Just one look at that picture and you might think, "I'll never eat duck again." Totally understood. I think I'd be right there with you.

Duck season begins this Saturday, November 13 for hunters in Louisiana's West Zone. According to the Louisiana Department of Wildlife and Safety, this season lays out like this for 2021-22.

  • Regular season: November 13 - December 5; December 18 - January 2; and January 10 - 30

Of course our area was once blessed with an extreme amount of waterfowl but over the last ten to fifteen years, we've seen a downward spiral in the volume of ducks coming through each fall. Most experts attribute this to a change in agricultural practices with more and more ducks stopping short of the Bayou State and possibly even moving further to the west.

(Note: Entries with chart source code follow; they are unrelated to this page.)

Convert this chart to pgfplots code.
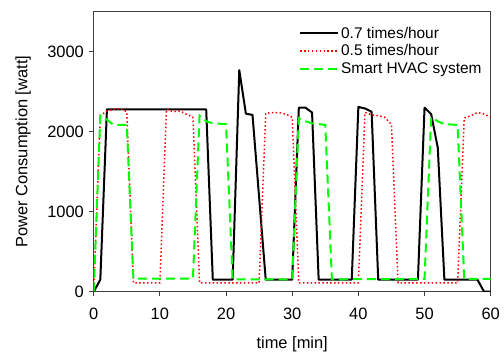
\documentclass[border=0pt]{standalone}
\usepackage{fontspec}
\setmainfont{Liberation Sans}
\usepackage{pgfplots}
\pgfplotsset{compat=1.18}
\usetikzlibrary{calc}
\begin{document}
\begin{tikzpicture}[font=\fontsize{15.5}{18}\selectfont]
\begin{axis}[
  width=397bp, height=280bp, scale only axis,
  xmin=0, xmax=60, ymin=0, ymax=3500,
  xtick={0,10,...,60}, ytick={0,1000,2000,3000},
  tick align=outside, major tick length=4.3bp,
  xtick pos=bottom, ytick pos=left,
  axis line style={black!75, line width=0.8bp},
  tick style={black!75, line width=0.8bp},
  /pgf/number format/assume math mode=true,
  /pgf/number format/1000 sep={},
  tick label style={font=\fontsize{16.5}{19}\selectfont},
  xticklabel style={yshift=-8bp},
  yticklabel style={xshift=-2bp},
  label style={font=\fontsize{16.5}{19}\selectfont},
  xlabel={time [min]}, ylabel={Power Consumption [watt]},
  xlabel style={at={(axis description cs:0.5,0)}, anchor=center, yshift=-53bp},
  ylabel style={at={(axis description cs:-0.178,0.5)}, anchor=center},
  legend style={draw=none, fill=none, at={(0.99,0.96)}, anchor=north east,
    font=\fontsize{15.5}{18}\selectfont, row sep=1bp},
  legend cell align=left,
  legend image code/.code={\draw[#1] (0bp,0bp) -- (38bp,0bp);},
  clip=true,
]
\addplot[black, line width=2bp, line join=round] coordinates {
(0,0) (1,150) (2,2280) (17,2280) (18,150) (21,150) (22,2770) (23,2225) (24,2210)
(26,150) (30,150) (31,2300) (32,2300) (33,2240) (34,150) (39,150) (40,2310)
(41,2290) (42,2250) (43,150) (49,150) (50,2300) (51,2220) (52,1800) (53,150)
(58,150) (59,0) (60,0)};
\addlegendentry{0.7 times/hour}
\addplot[red, line width=1.5bp, dash pattern=on 1.5bp off 2.4bp] coordinates {
(0,0) (1,2200) (2,2260) (3,2280) (4,2290) (5,2250) (6,110) (10,110) (11,2280)
(12,2250) (13,2260) (14,2220) (15,2180) (16,110) (25,110) (26,2230) (27,2240)
(28,2240) (29,2220) (30,2180) (31,110) (40,110) (41,2240) (42,2210) (43,2200)
(44,2180) (45,2090) (46,110) (55,110) (56,2170) (57,2200) (58,2240) (59,2220) (60,2180)};
\addlegendentry{0.5 times/hour}
\addplot[green, line width=2bp, dash pattern=on 9bp off 5bp] coordinates {
(0,0) (1,2200) (2,2150) (3,2085) (5,2085) (6,165) (15,165) (16,2200) (17,2130)
(18,2105) (20,2095) (21,155) (30,155) (31,2170) (32,2130) (33,2105) (35,2085)
(36,155) (50,160) (51,2180) (52,2130) (53,2095) (55,2085) (56,160) (60,160)};
\addlegendentry{Smart HVAC system}
\end{axis}
\pgfresetboundingbox
\path ($(current axis.south west)+(-93.7bp,-62.3bp)$) rectangle ($(current axis.north east)+(13.3bp,11.7bp)$);
\end{tikzpicture}
\end{document}
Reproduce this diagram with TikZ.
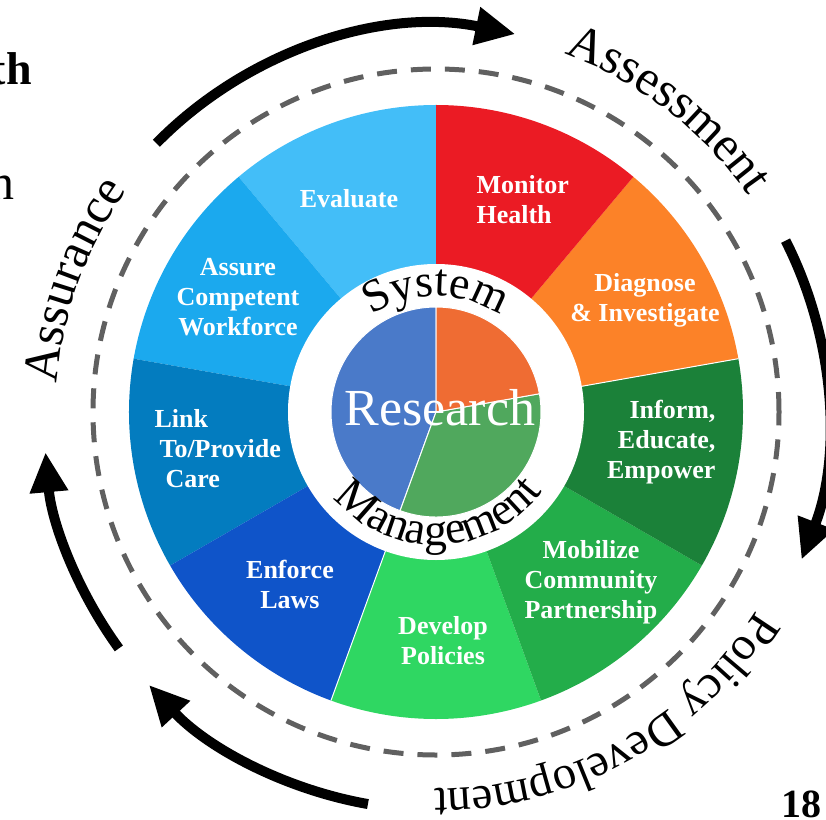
\documentclass[tikz,border=0pt]{standalone}
\usepackage{fontspec}
\setmainfont{Liberation Serif}
\usetikzlibrary{arrows.meta,decorations.text}
\definecolor{evalblue}{HTML}{43BEF8}
\definecolor{assureblue}{HTML}{1BA9EE}
\definecolor{linkblue}{HTML}{037CBF}
\definecolor{enforceblue}{HTML}{0F54C9}
\definecolor{developgreen}{HTML}{2FD762}
\definecolor{mobilgreen}{HTML}{23AD4A}
\definecolor{informgreen}{HTML}{1B8139}
\definecolor{diagorange}{HTML}{FC8228}
\definecolor{monitorred}{HTML}{EB1B24}
\definecolor{pieblue}{HTML}{4A7AC9}
\definecolor{pieorange}{HTML}{EF6C33}
\definecolor{piegreen}{HTML}{50A85D}
\definecolor{dashgray}{HTML}{606060}
\newcommand\segfont{\bfseries\fontsize{26}{30}\selectfont}
\newcommand\ringfont{\fontsize{50}{60}\selectfont}
\newcommand\policyfont{\fontsize{47}{56}\selectfont}
\newcommand\hubfont{\fontsize{46}{50}\selectfont}

\begin{document}
\begin{tikzpicture}[x=1pt, y=1pt,
	seglabel/.style={text=white, font=\segfont, align=center},
	cyclearrow/.style={line width=10pt, -{Triangle[length=40pt, width=36pt]}}]
	\useasboundingbox (-436,-407) rectangle (390,412);
	\fill[evalblue] (0,0) -- (90:307) arc[start angle=90, end angle=130, radius=307] -- cycle;
	\fill[assureblue] (0,0) -- (130:307) arc[start angle=130, end angle=170, radius=307] -- cycle;
	\fill[linkblue] (0,0) -- (170:307) arc[start angle=170, end angle=210, radius=307] -- cycle;
	\fill[enforceblue] (0,0) -- (210:307) arc[start angle=210, end angle=250, radius=307] -- cycle;
	\fill[developgreen] (0,0) -- (250:307) arc[start angle=250, end angle=290, radius=307] -- cycle;
	\fill[mobilgreen] (0,0) -- (290:307) arc[start angle=290, end angle=330, radius=307] -- cycle;
	\fill[informgreen] (0,0) -- (330:307) arc[start angle=330, end angle=370, radius=307] -- cycle;
	\fill[diagorange] (0,0) -- (10:307) arc[start angle=10, end angle=50, radius=307] -- cycle;
	\fill[monitorred] (0,0) -- (50:307) arc[start angle=50, end angle=90, radius=307] -- cycle;
	\draw[white, line width=1pt] (250:148) -- (250:307) (10:148) -- (10:307);
	\fill[white] (0,0) circle (148);
	\filldraw[fill=pieblue, draw=white, line width=1pt] (0,0) -- (90:105) arc[start angle=90, end angle=250, radius=105] -- cycle;
	\filldraw[fill=piegreen, draw=white, line width=1pt] (0,0) -- (250:105) arc[start angle=250, end angle=370, radius=105] -- cycle;
	\filldraw[fill=pieorange, draw=white, line width=1pt] (0,0) -- (10:105) arc[start angle=10, end angle=90, radius=105] -- cycle;
	\node[text=white, font=\fontsize{52}{56}\selectfont, anchor=base] (research) at (4,-13) {Research};
	\path[decorate, decoration={text along path, text align=center, text={|\hubfont|System}}] (150:116) arc[start angle=150, end angle=30, radius=116];
	\path[decorate, decoration={text along path, text align=center, text={|\hubfont|Management}}] (200:133) arc[start angle=200, end angle=343, radius=133];
	\node[seglabel] (evaluate) at (-87,213) {Evaluate};
	\node[seglabel, align=left, anchor=west] (monitor) at (37,212) {Monitor\\Health};
	\node[seglabel] (diagnose) at (209,112) {Diagnose\\\& Investigate};
	\node[seglabel, align=right, anchor=east] (inform) at (283,-30) {Inform,\\Educate,\\Empower};
	\node[seglabel] (mobilize) at (155,-170) {Mobilize\\Community\\Partnership};
	\node[seglabel] (develop) at (7,-229) {Develop\\Policies};
	\node[seglabel] (enforce) at (-146,-172) {Enforce\\Laws};
	\node[seglabel, align=left, anchor=west] (link) at (-285,-37) {Link\\\hspace*{5pt}To/Provide\\\hspace*{11pt}Care};
	\node[seglabel] (assure) at (-198,115) {Assure\\Competent\\Workforce};
	\draw[dashgray, line width=5pt, dash pattern=on 20pt off 14pt] (0,0) circle (343);
	\path[decorate, decoration={text along path, text align=center, text={|\ringfont|Assessment}}] (85:380) arc[start angle=85, end angle=20, radius=380];
	\path[decorate, decoration={text along path, text align=center, text={|\policyfont|Policy Development}}] (-5:377) arc[start angle=-5, end angle=-117, radius=377];
	\path[decorate, decoration={text along path, text align=center, text={|\ringfont|Assurance}}] (195:380) arc[start angle=195, end angle=125, radius=380];
	\coordinate (topstart) at ([shift={(0,-6)}]135.5:392);
	\coordinate (rightstart) at ([shift={(0,-6)}]26.9:392);
	\coordinate (bottomstart) at ([shift={(0,-6)}]260:392);
	\coordinate (leftstart) at ([shift={(0,-6)}]216:392);
	\draw[cyclearrow] (topstart) arc[start angle=135.5, end angle=78.3, radius=392];
	\draw[cyclearrow] (rightstart) arc[start angle=26.9, end angle=-21.2, radius=392];
	\draw[cyclearrow] (bottomstart) arc[start angle=260, end angle=222.9, radius=392];
	\draw[cyclearrow] (leftstart) arc[start angle=216, end angle=185, radius=392];
	\node[font=\bfseries\fontsize{46}{50}\selectfont, anchor=base east, inner sep=0pt] (titlebit) at (32-436,327) {th};
	\node[font=\fontsize{50}{54}\selectfont, anchor=base east, inner sep=0pt] (linebit) at (15-436,212) {n};
	\node[font=\bfseries\fontsize{40}{44}\selectfont, anchor=base east, inner sep=0pt] (pagenum) at (386,-405) {18};
\end{tikzpicture}
\end{document}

However, those blessed with the bounty from God's kitchen, can be in for some extremely fine dining when sitting down to duck cooked properly.  But, if you began to clean the duck and its breast looked like this, would you keep it or immediately throw it away?

If it looks like this duck has worms, you'd be right.  According to the Missouri Department of Conservation, this duck was suffering from Sarcocytis, otherwise known as Rice Breast.  It's a parasite found in ducks, geese, and other birds. Mammals and reptiles can also be infected.

But can humans get it from eating the meat of an infected animal? Experts say no, there is no known risk to humans, but you still might not want to keep it.

Apparently, the affected tissue is unappetizing and should not be eaten. But, if you want to take a gamble, research shows that the parasites can be killed when completely cooked. Course, that won't change the fact that you're eating unappetizing worms, but if that's your thing, go for it.

Good luck this season and if you've got room in the blind, try to always take a kid!